In the records below, count every line containing "chart". Reply with the number only.

___ Data in this exercise

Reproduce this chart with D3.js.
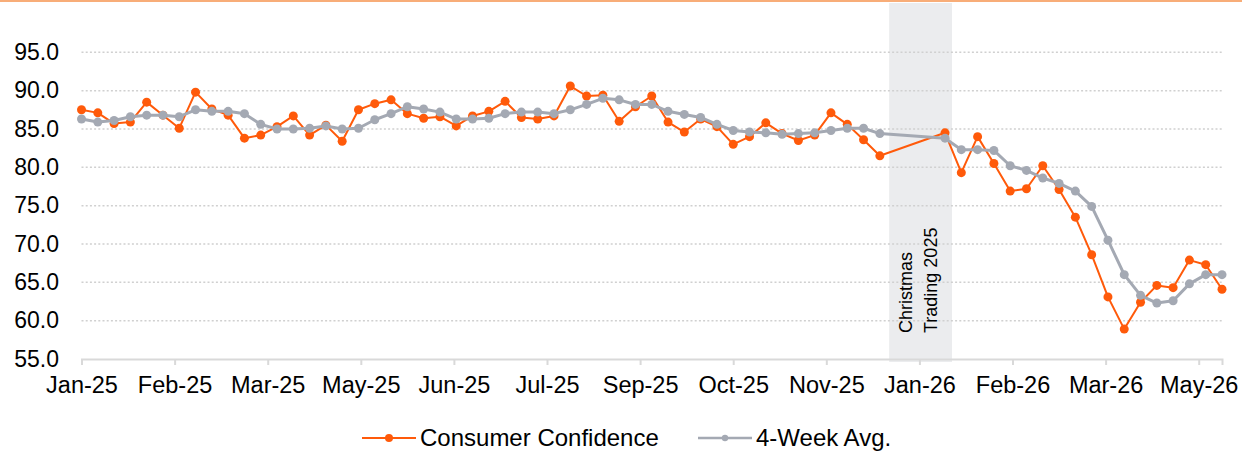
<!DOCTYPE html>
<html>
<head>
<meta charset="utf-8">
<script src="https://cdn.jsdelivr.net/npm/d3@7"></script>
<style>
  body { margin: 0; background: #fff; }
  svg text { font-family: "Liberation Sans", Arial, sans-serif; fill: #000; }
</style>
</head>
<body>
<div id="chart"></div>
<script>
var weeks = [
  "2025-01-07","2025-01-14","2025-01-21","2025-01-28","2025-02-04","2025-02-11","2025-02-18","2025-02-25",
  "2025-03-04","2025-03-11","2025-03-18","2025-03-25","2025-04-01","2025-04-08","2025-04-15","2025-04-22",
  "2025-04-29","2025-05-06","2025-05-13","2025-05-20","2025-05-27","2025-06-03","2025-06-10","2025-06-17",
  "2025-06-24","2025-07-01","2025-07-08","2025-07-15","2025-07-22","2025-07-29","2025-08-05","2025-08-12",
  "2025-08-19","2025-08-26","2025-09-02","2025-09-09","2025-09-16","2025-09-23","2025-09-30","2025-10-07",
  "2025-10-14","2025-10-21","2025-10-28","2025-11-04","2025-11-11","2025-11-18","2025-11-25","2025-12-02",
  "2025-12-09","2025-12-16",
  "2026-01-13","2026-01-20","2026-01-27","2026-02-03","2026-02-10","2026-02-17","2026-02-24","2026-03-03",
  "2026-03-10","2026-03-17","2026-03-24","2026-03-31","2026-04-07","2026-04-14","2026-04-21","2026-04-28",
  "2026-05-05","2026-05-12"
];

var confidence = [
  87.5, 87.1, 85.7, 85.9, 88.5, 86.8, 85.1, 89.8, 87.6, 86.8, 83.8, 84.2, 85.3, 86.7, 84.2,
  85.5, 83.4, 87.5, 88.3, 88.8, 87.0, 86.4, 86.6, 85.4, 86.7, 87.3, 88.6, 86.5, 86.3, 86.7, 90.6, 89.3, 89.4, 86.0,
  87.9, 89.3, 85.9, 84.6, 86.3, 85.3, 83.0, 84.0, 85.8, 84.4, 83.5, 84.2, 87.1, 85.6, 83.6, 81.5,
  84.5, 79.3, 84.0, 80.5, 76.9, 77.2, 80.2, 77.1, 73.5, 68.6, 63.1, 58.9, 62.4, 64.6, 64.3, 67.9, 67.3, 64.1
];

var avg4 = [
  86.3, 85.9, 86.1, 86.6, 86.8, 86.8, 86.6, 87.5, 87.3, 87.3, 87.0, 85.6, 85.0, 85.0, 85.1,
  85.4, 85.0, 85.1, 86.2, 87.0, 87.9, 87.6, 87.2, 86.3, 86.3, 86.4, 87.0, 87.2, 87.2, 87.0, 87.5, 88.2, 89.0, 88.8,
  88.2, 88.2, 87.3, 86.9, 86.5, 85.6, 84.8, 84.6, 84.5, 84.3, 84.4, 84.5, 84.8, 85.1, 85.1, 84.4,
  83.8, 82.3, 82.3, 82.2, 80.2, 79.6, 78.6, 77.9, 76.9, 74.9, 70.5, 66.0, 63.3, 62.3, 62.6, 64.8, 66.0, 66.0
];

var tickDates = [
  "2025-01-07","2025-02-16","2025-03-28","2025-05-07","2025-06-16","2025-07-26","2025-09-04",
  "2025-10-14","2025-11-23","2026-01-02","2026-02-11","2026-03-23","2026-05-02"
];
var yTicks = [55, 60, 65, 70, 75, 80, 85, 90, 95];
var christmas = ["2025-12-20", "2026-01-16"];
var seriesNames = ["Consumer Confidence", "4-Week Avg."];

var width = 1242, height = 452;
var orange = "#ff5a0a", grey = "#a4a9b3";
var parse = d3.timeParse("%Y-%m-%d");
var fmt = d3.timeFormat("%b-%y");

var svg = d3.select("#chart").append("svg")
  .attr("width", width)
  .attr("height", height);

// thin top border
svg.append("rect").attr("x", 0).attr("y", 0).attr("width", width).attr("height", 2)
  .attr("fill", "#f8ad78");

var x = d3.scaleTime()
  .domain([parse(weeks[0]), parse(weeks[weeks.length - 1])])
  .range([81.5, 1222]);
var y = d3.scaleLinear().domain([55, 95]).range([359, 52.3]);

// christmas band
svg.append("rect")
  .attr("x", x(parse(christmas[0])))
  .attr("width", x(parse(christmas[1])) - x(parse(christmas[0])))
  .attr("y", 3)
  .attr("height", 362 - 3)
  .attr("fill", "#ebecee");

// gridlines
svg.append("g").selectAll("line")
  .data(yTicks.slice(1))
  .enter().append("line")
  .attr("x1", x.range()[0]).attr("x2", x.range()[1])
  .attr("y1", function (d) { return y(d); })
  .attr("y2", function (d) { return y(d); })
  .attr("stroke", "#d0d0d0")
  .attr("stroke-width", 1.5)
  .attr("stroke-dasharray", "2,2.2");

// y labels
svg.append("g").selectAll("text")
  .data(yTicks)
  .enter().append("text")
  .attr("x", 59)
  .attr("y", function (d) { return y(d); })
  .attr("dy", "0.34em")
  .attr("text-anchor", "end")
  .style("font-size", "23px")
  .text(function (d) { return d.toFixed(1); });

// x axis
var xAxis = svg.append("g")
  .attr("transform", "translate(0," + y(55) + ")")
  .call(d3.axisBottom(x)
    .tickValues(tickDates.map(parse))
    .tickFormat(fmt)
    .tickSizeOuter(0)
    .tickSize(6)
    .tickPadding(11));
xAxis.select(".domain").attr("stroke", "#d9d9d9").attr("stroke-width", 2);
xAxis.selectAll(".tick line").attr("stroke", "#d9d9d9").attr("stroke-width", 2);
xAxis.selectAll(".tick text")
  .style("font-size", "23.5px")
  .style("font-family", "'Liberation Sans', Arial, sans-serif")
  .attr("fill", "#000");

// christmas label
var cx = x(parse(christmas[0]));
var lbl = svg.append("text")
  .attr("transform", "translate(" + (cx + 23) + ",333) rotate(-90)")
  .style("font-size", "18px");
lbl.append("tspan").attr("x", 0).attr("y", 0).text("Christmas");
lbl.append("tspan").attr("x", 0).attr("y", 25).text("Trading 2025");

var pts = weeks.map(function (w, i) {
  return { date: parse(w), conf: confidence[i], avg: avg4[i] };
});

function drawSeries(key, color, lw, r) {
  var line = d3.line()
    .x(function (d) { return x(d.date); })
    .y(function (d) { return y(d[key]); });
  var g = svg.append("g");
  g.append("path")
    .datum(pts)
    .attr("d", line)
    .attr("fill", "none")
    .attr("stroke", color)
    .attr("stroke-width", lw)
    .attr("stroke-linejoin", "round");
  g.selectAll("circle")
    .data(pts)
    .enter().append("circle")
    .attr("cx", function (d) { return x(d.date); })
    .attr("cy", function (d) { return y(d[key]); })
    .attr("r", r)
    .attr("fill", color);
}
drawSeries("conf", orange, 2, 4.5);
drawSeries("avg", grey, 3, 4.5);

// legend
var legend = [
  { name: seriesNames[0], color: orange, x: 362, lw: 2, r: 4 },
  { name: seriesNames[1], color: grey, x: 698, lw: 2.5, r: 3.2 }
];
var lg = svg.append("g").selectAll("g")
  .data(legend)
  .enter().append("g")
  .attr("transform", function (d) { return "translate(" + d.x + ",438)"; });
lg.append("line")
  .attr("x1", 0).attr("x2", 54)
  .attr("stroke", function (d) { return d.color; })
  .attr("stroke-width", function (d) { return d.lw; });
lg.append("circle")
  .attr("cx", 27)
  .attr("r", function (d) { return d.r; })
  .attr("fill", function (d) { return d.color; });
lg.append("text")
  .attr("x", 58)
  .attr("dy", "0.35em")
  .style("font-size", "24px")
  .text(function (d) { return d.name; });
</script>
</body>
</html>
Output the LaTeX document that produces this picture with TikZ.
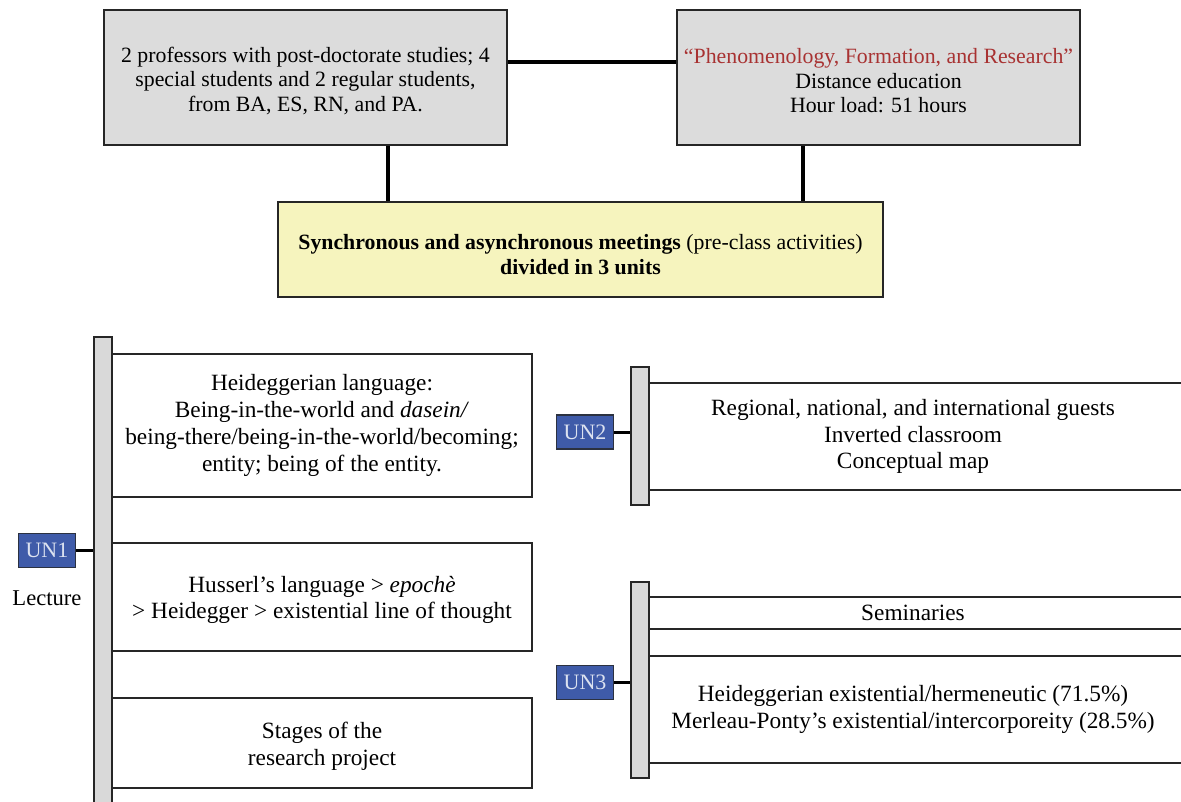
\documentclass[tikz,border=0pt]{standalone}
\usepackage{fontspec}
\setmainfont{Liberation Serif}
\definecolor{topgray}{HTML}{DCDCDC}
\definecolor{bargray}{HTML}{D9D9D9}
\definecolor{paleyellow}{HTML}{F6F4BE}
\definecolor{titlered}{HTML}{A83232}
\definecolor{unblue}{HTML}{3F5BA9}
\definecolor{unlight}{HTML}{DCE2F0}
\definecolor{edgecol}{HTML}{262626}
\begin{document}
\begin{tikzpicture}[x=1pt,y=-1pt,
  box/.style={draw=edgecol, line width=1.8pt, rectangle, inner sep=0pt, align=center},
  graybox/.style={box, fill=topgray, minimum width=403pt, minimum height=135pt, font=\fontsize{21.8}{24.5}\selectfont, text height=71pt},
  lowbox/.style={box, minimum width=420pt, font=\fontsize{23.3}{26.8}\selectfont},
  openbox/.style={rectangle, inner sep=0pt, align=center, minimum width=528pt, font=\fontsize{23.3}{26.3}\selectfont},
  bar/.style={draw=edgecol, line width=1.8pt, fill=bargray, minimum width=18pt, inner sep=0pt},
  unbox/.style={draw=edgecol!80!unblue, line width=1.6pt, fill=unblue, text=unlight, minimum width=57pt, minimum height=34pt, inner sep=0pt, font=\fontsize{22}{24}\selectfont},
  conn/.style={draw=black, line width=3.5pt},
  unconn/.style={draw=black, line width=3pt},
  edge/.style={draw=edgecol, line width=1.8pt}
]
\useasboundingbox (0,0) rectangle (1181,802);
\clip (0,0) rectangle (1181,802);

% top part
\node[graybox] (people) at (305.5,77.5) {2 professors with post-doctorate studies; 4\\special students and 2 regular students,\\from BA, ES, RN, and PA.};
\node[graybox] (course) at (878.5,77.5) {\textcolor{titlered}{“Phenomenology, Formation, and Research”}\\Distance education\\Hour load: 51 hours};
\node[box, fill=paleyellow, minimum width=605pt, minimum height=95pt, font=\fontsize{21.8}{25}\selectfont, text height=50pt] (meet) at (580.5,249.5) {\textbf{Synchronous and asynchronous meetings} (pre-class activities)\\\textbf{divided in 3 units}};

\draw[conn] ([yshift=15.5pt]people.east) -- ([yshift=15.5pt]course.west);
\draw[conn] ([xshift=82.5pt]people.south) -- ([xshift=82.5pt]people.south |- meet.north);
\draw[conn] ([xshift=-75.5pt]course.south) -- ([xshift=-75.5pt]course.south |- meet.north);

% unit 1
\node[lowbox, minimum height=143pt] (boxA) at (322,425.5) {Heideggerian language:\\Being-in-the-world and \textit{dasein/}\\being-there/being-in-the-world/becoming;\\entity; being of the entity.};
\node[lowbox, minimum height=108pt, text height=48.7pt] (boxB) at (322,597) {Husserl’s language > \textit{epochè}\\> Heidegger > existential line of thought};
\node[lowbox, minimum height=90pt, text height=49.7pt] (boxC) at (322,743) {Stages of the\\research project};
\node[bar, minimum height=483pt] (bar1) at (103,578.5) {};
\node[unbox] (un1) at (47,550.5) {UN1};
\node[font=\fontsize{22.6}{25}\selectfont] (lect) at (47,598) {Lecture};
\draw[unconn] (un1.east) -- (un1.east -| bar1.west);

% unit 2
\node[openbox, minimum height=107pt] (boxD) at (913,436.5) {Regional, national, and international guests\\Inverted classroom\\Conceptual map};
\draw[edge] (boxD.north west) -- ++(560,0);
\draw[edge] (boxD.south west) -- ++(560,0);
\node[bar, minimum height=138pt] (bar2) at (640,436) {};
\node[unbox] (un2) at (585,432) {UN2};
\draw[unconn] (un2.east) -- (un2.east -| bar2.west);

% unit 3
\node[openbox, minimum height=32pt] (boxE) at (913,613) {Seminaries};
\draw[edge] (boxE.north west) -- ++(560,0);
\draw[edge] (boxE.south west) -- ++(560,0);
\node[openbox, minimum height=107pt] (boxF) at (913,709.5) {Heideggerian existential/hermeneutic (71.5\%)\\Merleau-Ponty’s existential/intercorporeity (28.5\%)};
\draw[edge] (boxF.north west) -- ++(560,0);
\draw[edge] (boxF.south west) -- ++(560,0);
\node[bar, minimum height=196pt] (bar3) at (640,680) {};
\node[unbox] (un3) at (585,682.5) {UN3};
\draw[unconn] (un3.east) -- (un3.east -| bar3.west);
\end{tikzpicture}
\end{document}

______

(Response for this exercise):
3